Literature review summary

From the literature review can be stated the bases for the fieldwork. In particular it has highlighted that in the current turbulent environment characterized by global competition, technology empowerment and more demanding customers is key to control and continuously improve the customer experience defined as the overall evaluation of the interaction a customer has with company value proposition (Goto, 2004). Customer Experience is not only considered as a way to increase customer relationship but also as a way to drive decision that will support company strategy in terms of value proposition in the long terms.

As the above definition highlights the Customer Experience is a measure of the Customer Satisfaction and is directly depending on Customer Perception and Customer Expectation. In fact as clearly explained by Kotler and Keller (2006) the Customer Satisfaction is a customer’s feeling of pleasure or disappointments resulting from perceived performance in relation to its own expectation.

In the Customer Experience evaluation the subjective component is inevitable depending on customer’s personal evaluation of the proposition, but the knowledge and control of the quality evaluation criteria is possible and needed to correctly address the organization resource and strategies.

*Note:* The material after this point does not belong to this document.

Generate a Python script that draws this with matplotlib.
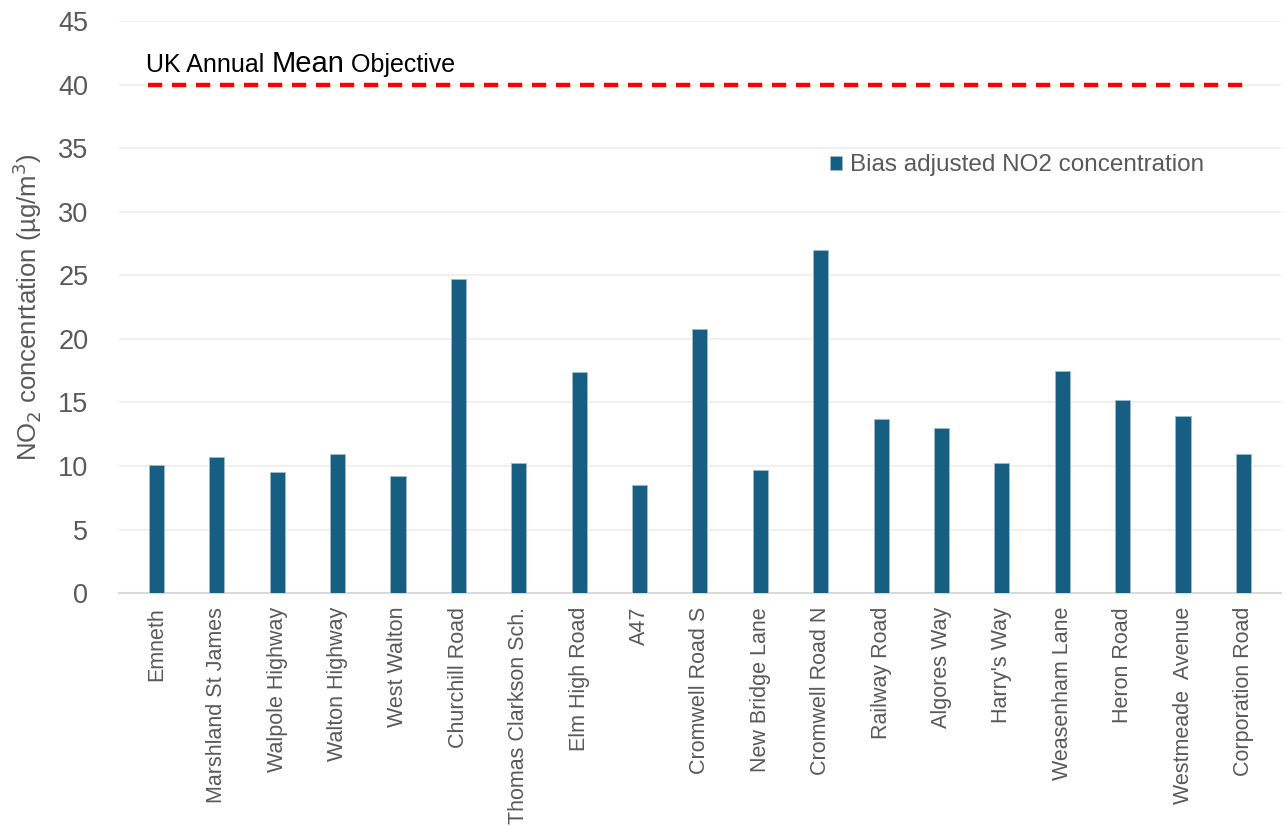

In fact the evaluation criteria are based on the subjective quantification of attributes that represent the value drivers as, for example, the service performance, usability brand etc. These have to be measured through the interaction channel between the customers and the organization.

To do that Customer Experience methodologies have been realized and, among that, IBM has developed its own methodology specialized for the web propositions based on four pillars, the Interaction Channels, the Moments of Truth and Irritants and Value Drivers.

All the above considerations about customer experience have to be specialized to represent the web customers’ experience. The web, in fact, as sustained by marketers and in particular Lindstrom and Andersen (2000) has special characteristics being reached from everywhere and anytime, interactive and dynamic. It well responds to the current customer expectations in terms of easy access to the information and services, interaction and social networking and personalization of communications. Therefore the web is become the preferred interaction channel.

Content/Features, Usability, Credibility and Performance are the key website design aspects driving customer-value. People mainly use websites to gather information and access services, but the website’s Usability and Performance (the efficiency, effectiveness and satisfaction with which users achieve specific goals) and Credibility (the website “believability”) emphasize or affect the perceived Content/Features value.

Furthermore on the web a “seismic shift” is being from the so-called web.1.0 to the web.2.0 era. The web.2.0 era is the next generation of the web characterized by a more active users’ role, an increased share of information and services through the community networks, an increased openness and innovation rate. Therefore the companies have to adapt their business models and strategies to receipt these changes. In particular the companies have to increase the interaction, innovation rate and the attention to the customers improving their Customer Experience management system. The web.2.0 is changing the customer wants and needs and the consequently the value drivers.

The Interactivity level, the Innovation Rate and the Communities’ Credibility seem influence the value perception of the new web services propositions and therefore can represents a new additional set of web services value drivers.